How accurate is the temperature sensor?
I am using twine in my wine cellar to measure temperature..however, compared to my existing equipment which measures both ambient and in bottle temps, the ambient temp on twine seems a few degrees low which may make sense because it is inside the case. What benchmarks / lab tests have you done confirm temp. accuracy? In most applications 1 or 2 degrees is acceptable but not in a wine cellar...would love to connect an in bottle temp probe to my twine to improve accuracy within .5 degree. My current cooling unit keeps the cellar within .75 degrees at all times and want to use twine as a backup in case that sensor fails....
Answers
Oregon Scientific THN132N - 78.8°
Oregon Scientific THGR122NX - 78.4°
Smarthome INSTEON Wireless Thermostat (2441ZTH) - 80°
Twine - 75°
I even took off the cover to see if that would make a difference - doesn't appear to. All 4 are sitting literally inches apart. Not sure what to make of that.
Twine = 71%
pretty close. wonder how thisvaries from Twine to Twine
Edit: reading is now 64F which is only a 0.3 difference with the room thermostat. That's pretty good!

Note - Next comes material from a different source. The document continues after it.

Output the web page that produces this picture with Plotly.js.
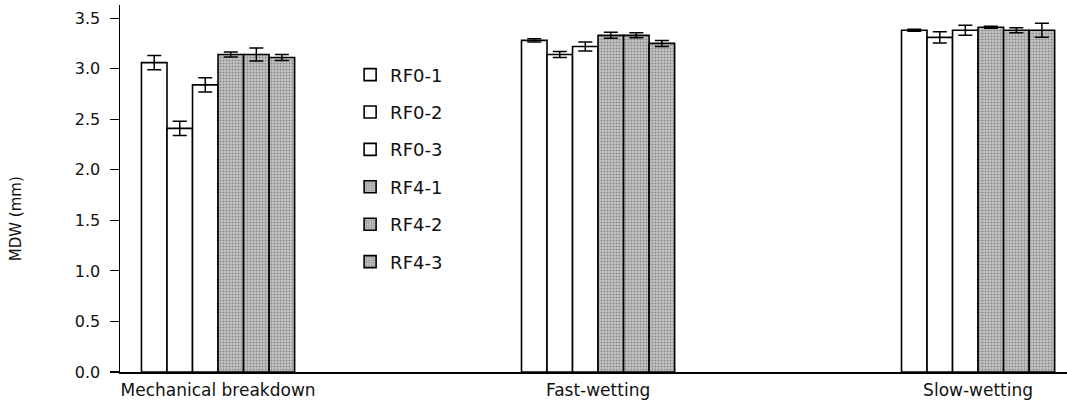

In another thread the developers have acknowledged the problem with the Celsius rule, so presumably it will get fixed.
There is also a granularity issue. If you are working in Fahrenheit, your accuracy is almost twice what it is in Celsius, because the Twine reports only in whole number degrees. Thus, if your "trigger" temperature needs to be fairly accurate, working in Fahrenheit is preferable.
Right now, my Twine is reporting 74 F, and a mercury in glass chemical lab thermometer is reading 23.9 C (=75 F). This kind of thermometer comes with and accuracy of +/-0.2 C. For the picky, the thermometer bulb is right beside the middle of the Twine's bottom, and the Twine is resting on its "right". (I have no idea where the temperature sensor is actually located on the Twine circuit board.)
So roughly speaking, my Twine is reporting about 1 F low, at these particular conditions. (Note that the Twine could actually be reading 74.49 F, which would round down to the displayed 74 F, and the actual temperature could actually be 23.7 C (=74.7 F.)
Since most users will probably use the temperature for much cruder decisions than would require fractional degree accuracy (has my furnace died and my house temperature gone below 45 F; or, has my freezer stopped working and is about to thaw food), in engineering terms, my Twine (at least my Twine) is close enough for practical purposes.